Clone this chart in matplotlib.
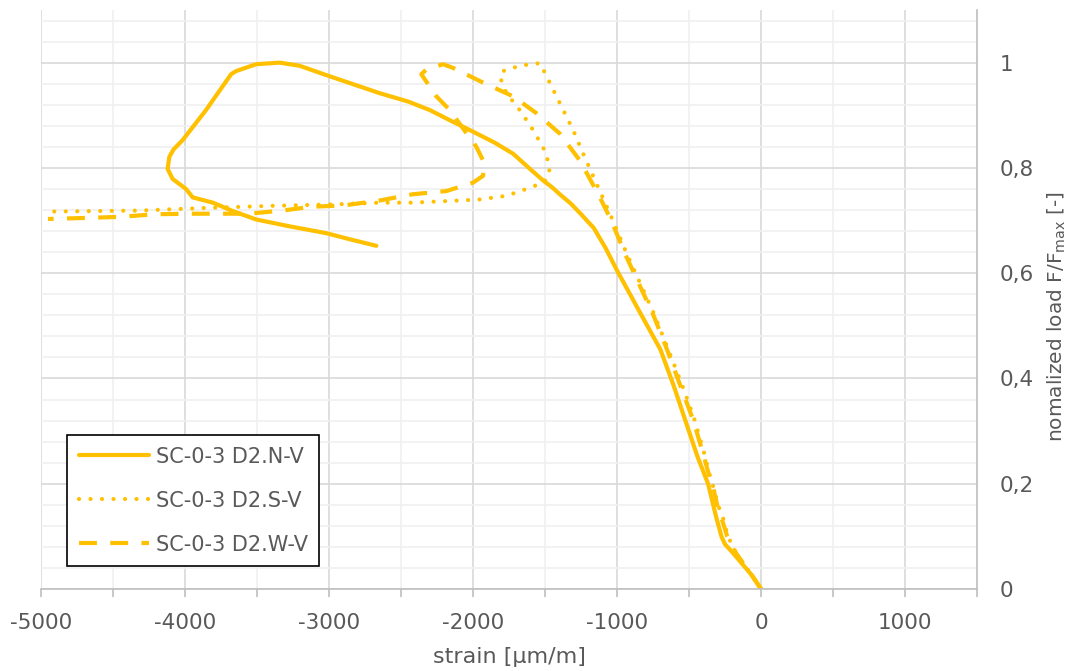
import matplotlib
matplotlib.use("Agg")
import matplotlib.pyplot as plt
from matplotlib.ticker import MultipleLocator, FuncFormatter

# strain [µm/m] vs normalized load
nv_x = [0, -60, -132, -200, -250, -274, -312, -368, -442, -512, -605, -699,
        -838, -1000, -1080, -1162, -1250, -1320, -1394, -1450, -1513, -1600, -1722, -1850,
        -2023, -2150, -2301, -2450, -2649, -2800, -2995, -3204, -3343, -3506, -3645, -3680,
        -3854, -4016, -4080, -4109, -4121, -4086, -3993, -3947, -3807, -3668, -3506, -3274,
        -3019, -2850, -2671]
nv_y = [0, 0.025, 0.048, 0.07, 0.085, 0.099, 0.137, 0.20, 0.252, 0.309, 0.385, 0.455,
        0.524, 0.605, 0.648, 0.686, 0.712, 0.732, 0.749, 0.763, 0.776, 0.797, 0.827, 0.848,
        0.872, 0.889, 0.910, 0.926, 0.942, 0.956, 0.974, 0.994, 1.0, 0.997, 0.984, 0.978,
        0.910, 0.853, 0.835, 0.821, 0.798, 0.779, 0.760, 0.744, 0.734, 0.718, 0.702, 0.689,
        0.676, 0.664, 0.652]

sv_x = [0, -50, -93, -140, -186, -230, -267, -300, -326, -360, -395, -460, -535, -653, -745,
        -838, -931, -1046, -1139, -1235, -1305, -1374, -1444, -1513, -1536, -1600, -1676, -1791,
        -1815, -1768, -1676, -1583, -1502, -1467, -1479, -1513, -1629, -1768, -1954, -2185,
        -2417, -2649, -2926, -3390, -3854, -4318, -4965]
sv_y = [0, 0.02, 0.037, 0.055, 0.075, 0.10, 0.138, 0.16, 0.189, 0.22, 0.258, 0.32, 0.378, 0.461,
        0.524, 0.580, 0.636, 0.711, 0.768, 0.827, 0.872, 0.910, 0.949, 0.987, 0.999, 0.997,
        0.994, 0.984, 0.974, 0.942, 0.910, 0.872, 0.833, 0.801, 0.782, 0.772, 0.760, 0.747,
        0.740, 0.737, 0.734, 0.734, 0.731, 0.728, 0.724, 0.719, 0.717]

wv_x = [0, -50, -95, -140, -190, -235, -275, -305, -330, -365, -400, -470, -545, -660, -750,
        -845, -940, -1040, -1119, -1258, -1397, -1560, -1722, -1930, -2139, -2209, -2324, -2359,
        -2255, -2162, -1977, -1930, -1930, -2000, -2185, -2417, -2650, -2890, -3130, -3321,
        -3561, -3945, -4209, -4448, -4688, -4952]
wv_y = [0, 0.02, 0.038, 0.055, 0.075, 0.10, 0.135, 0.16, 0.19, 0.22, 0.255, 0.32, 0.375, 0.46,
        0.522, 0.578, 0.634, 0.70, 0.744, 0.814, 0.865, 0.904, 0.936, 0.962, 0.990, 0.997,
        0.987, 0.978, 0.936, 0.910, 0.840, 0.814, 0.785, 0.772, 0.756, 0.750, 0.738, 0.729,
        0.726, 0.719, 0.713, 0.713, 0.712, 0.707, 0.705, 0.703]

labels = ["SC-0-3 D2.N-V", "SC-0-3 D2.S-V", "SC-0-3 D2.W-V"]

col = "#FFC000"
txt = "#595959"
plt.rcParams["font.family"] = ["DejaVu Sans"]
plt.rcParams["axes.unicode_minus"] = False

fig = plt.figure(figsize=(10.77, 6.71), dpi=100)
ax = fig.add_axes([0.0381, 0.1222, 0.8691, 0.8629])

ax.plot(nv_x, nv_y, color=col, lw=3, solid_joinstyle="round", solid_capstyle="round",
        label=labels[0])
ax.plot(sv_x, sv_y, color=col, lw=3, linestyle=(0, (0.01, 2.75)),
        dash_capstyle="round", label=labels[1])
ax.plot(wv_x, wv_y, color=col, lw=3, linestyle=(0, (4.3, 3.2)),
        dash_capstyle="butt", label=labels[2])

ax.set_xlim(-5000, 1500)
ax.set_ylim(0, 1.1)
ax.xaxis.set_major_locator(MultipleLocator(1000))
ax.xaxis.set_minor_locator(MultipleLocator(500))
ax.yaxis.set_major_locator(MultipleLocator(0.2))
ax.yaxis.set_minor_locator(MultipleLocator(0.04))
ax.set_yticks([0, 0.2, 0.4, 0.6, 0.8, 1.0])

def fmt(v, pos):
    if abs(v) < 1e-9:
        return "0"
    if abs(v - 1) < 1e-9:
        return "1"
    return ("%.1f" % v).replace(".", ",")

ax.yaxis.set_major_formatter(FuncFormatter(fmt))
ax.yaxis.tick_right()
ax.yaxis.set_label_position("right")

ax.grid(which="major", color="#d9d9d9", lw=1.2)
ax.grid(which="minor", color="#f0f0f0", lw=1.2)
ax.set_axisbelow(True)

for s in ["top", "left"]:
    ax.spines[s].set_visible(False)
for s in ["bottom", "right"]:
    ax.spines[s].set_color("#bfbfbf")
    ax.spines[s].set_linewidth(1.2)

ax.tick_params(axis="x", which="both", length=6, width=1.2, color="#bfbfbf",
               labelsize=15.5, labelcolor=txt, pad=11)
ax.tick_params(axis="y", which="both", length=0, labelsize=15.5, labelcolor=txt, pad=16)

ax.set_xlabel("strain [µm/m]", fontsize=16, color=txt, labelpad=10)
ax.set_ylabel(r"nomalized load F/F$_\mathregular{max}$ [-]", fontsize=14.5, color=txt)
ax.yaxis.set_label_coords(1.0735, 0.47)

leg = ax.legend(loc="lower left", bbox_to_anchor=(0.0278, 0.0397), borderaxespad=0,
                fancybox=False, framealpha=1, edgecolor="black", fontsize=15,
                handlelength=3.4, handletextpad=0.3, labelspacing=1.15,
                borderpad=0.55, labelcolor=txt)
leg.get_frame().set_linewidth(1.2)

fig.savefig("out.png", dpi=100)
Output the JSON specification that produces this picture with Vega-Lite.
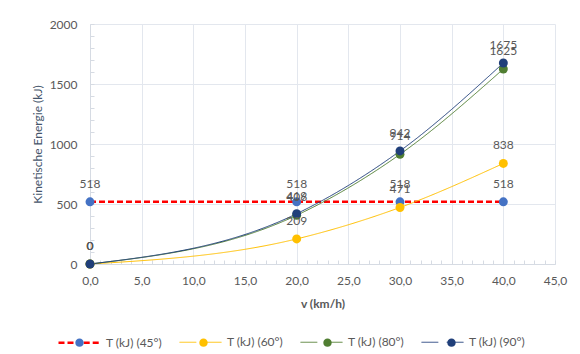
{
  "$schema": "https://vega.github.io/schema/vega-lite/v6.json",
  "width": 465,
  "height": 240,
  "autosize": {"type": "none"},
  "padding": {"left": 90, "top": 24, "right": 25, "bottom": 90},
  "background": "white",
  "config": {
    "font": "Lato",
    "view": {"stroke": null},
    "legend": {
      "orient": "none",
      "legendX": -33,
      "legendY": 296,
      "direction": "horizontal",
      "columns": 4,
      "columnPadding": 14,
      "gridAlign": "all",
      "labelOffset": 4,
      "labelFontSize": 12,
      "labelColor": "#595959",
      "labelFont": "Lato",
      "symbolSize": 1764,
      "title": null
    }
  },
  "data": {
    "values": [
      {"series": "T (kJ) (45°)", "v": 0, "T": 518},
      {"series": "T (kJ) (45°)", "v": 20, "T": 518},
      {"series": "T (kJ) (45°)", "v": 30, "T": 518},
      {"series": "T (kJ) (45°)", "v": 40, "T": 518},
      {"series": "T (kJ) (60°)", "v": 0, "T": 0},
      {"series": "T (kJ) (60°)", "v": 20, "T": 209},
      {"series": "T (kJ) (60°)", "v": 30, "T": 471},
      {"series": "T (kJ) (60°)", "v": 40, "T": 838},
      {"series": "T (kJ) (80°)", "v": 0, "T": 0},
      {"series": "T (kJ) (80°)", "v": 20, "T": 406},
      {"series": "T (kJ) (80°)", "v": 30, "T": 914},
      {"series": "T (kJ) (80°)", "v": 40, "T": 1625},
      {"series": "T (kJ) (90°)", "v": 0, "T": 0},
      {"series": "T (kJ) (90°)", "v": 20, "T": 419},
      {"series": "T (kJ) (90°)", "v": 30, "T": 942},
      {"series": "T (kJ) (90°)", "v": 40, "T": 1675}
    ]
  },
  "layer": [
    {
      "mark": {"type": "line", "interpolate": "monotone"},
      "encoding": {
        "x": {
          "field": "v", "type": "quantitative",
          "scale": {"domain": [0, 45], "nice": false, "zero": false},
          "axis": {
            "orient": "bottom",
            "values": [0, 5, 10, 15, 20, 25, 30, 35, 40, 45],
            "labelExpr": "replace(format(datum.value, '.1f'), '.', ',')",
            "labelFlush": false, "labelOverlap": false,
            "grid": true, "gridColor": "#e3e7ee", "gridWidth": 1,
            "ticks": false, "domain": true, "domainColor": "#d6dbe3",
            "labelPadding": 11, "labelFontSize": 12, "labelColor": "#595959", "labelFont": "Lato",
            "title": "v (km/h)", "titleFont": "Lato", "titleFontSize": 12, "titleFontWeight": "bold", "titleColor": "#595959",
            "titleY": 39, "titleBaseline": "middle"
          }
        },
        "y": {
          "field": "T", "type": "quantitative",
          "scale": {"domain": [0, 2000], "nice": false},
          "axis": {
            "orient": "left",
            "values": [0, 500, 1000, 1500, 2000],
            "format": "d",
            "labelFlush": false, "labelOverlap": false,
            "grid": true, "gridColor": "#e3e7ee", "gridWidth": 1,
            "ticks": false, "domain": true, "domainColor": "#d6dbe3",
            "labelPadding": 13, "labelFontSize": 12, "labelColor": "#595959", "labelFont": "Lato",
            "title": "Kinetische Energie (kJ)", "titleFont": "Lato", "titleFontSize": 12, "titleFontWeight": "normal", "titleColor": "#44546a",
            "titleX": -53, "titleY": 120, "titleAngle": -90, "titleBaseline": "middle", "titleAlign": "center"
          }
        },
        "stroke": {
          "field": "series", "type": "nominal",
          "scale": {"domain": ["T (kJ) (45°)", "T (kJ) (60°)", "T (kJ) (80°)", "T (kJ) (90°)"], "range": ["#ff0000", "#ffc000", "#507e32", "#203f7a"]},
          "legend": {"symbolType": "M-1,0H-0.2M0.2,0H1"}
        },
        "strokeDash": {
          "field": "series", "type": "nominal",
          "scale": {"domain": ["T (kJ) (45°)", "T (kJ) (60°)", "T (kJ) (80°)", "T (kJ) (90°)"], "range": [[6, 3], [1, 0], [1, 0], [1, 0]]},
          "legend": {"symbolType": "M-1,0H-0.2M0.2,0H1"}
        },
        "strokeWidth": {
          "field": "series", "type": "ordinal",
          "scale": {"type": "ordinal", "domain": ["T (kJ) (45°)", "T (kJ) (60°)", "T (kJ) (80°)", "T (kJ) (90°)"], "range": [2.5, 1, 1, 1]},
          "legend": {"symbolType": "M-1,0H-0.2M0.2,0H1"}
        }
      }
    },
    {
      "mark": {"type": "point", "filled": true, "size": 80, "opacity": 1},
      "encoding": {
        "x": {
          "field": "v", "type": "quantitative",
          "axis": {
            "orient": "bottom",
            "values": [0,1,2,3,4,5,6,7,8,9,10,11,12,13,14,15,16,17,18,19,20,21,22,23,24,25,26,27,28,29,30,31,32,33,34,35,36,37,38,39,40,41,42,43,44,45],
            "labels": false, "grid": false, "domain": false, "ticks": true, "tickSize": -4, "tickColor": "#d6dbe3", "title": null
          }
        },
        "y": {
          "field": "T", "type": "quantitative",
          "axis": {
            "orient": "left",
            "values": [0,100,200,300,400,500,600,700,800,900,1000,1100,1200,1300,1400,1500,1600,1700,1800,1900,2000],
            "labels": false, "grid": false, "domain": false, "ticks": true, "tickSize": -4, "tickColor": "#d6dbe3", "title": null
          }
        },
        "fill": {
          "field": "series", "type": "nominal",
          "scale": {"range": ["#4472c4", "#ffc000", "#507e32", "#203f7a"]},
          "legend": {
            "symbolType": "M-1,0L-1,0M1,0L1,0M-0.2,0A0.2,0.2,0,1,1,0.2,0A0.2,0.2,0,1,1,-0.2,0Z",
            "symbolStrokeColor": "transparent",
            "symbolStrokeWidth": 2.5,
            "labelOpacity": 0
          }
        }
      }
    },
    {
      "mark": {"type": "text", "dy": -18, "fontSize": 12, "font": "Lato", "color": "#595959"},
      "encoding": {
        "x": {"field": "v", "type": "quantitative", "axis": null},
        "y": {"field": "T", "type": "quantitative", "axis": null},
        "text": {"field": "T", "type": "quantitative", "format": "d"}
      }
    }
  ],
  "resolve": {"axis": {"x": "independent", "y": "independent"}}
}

|---|

Your task is to return the lines above, from the first one up to and including the line containing "0.676, 0.664, 0.652]", minus any pictures.

Clone this chart in matplotlib.
import matplotlib
matplotlib.use("Agg")
import matplotlib.pyplot as plt
from matplotlib.ticker import MultipleLocator, FuncFormatter

# strain [µm/m] vs normalized load
nv_x = [0, -60, -132, -200, -250, -274, -312, -368, -442, -512, -605, -699,
        -838, -1000, -1080, -1162, -1250, -1320, -1394, -1450, -1513, -1600, -1722, -1850,
        -2023, -2150, -2301, -2450, -2649, -2800, -2995, -3204, -3343, -3506, -3645, -3680,
        -3854, -4016, -4080, -4109, -4121, -4086, -3993, -3947, -3807, -3668, -3506, -3274,
        -3019, -2850, -2671]
nv_y = [0, 0.025, 0.048, 0.07, 0.085, 0.099, 0.137, 0.20, 0.252, 0.309, 0.385, 0.455,
        0.524, 0.605, 0.648, 0.686, 0.712, 0.732, 0.749, 0.763, 0.776, 0.797, 0.827, 0.848,
        0.872, 0.889, 0.910, 0.926, 0.942, 0.956, 0.974, 0.994, 1.0, 0.997, 0.984, 0.978,
        0.910, 0.853, 0.835, 0.821, 0.798, 0.779, 0.760, 0.744, 0.734, 0.718, 0.702, 0.689,
        0.676, 0.664, 0.652]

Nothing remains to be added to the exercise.